Isomeric star-shaped molecules of TPA(T–BT–3Cz)₃ and TPA(BT–T–3Cz)₃ with different moiety sequences in their arms based on the triphenylamine (TPA) core were designed and synthesized in order to study the influence of inserting thiophene (T) units in their arms and the effects of their positions on the photo-physical and photovoltaic properties of their molecules. For comparison, parent molecules of TPA(BT–3Cz)₃ were also prepared with three arms containing 4,7-benzothiadiazole (BT) and 3-carbazolyl (3Cz) units.

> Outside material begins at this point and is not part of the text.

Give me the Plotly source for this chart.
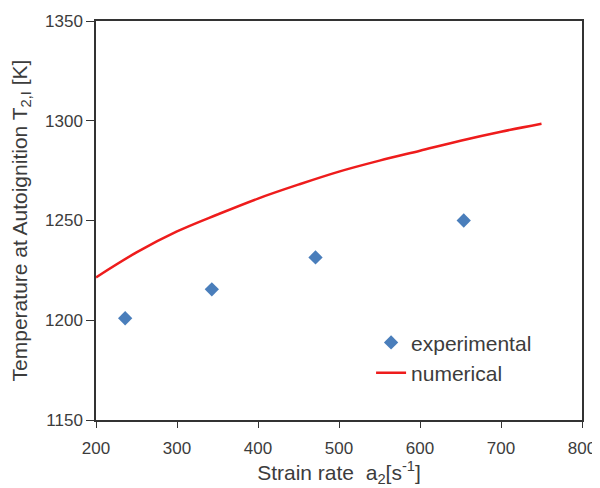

After the thiophene unit was inserted, the molecular planarity, absorption spectra and hole mobility improved significantly in the resulting TPA(BT–T–3Cz)₃ and TPA(T–BT–T–3Cz)₃. However, only TPA(BT–T–3Cz)₃ exhibited improved photovoltaic properties in contrast to TPA(BT–3Cz)₃ in the solution-processable solar cells with a device structure of ITO/PEDOT:PSS/SMs:PC₇₁BM/Ca/Al. A maximum power conversion efficiency (PCE) of up to 5.07% with a short-circuit current density (J_sc) of 10.08 mA cm⁻², an open circuit voltage (V_oc) of 0.90 V and a fill factor (FF) of 54.05% was obtained in the TPA(BT–T–3Cz)₃-based solar cells. To the best of our knowledge, this PCE is one of the highest PCE values for star shaped molecules with the TPA core in organic solar cells. Our work further indicates that the PCE and J_sc values of organic solar cells with TPA-based star-shaped molecules can be increased by inserting T units and tuning the moiety sequence of their arms.